Return each line of the data below verbatim; pictures are to be left out.

Source material:
▬▬▬▬▬▬

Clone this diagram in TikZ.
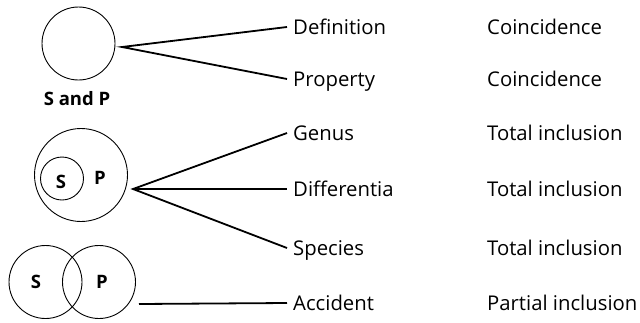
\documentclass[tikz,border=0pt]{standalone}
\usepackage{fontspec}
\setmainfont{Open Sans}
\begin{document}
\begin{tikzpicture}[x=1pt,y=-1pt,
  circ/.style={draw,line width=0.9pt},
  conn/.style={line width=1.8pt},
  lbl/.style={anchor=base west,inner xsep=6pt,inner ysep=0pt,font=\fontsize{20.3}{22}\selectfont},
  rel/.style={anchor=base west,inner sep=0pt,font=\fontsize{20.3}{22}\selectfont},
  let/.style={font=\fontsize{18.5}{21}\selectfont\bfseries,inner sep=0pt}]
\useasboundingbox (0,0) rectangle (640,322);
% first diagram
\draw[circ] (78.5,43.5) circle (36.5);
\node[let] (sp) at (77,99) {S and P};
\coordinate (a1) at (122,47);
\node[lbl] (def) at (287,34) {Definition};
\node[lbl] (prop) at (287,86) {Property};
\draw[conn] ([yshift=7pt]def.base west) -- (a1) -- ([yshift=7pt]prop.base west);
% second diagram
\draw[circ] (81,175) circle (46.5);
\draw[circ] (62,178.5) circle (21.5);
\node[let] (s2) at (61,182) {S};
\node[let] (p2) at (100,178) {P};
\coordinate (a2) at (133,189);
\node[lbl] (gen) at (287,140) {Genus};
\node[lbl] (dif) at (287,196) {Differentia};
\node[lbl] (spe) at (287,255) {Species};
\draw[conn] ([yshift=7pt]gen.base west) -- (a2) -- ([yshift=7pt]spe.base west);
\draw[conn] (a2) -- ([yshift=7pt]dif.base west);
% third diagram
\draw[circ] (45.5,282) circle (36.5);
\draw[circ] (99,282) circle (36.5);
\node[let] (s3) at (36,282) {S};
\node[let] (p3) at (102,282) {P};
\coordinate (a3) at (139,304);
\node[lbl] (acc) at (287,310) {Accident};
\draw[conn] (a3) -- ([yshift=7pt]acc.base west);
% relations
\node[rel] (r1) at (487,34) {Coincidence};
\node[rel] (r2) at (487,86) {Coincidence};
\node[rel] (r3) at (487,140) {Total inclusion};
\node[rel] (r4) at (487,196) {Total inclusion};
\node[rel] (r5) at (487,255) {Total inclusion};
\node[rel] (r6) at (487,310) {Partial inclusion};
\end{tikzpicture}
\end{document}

▬▬▬▬▬▬

Response below:
Clone this diagram in TikZ.
\documentclass[tikz,border=0pt]{standalone}
\usepackage{fontspec}
\setmainfont{Open Sans}
\begin{document}
\begin{tikzpicture}[x=1pt,y=-1pt,
  circ/.style={draw,line width=0.9pt},
  conn/.style={line width=1.8pt},
  lbl/.style={anchor=base west,inner xsep=6pt,inner ysep=0pt,font=\fontsize{20.3}{22}\selectfont},
  rel/.style={anchor=base west,inner sep=0pt,font=\fontsize{20.3}{22}\selectfont},
  let/.style={font=\fontsize{18.5}{21}\selectfont\bfseries,inner sep=0pt}]
\useasboundingbox (0,0) rectangle (640,322);
% first diagram
\draw[circ] (78.5,43.5) circle (36.5);
\node[let] (sp) at (77,99) {S and P};
\coordinate (a1) at (122,47);
\node[lbl] (def) at (287,34) {Definition};
\node[lbl] (prop) at (287,86) {Property};
\draw[conn] ([yshift=7pt]def.base west) -- (a1) -- ([yshift=7pt]prop.base west);
% second diagram
\draw[circ] (81,175) circle (46.5);
\draw[circ] (62,178.5) circle (21.5);
\node[let] (s2) at (61,182) {S};
\node[let] (p2) at (100,178) {P};
\coordinate (a2) at (133,189);
\node[lbl] (gen) at (287,140) {Genus};
\node[lbl] (dif) at (287,196) {Differentia};
\node[lbl] (spe) at (287,255) {Species};
\draw[conn] ([yshift=7pt]gen.base west) -- (a2) -- ([yshift=7pt]spe.base west);
\draw[conn] (a2) -- ([yshift=7pt]dif.base west);
% third diagram
\draw[circ] (45.5,282) circle (36.5);
\draw[circ] (99,282) circle (36.5);
\node[let] (s3) at (36,282) {S};
\node[let] (p3) at (102,282) {P};
\coordinate (a3) at (139,304);
\node[lbl] (acc) at (287,310) {Accident};
\draw[conn] (a3) -- ([yshift=7pt]acc.base west);
% relations
\node[rel] (r1) at (487,34) {Coincidence};
\node[rel] (r2) at (487,86) {Coincidence};
\node[rel] (r3) at (487,140) {Total inclusion};
\node[rel] (r4) at (487,196) {Total inclusion};
\node[rel] (r5) at (487,255) {Total inclusion};
\node[rel] (r6) at (487,310) {Partial inclusion};
\end{tikzpicture}
\end{document}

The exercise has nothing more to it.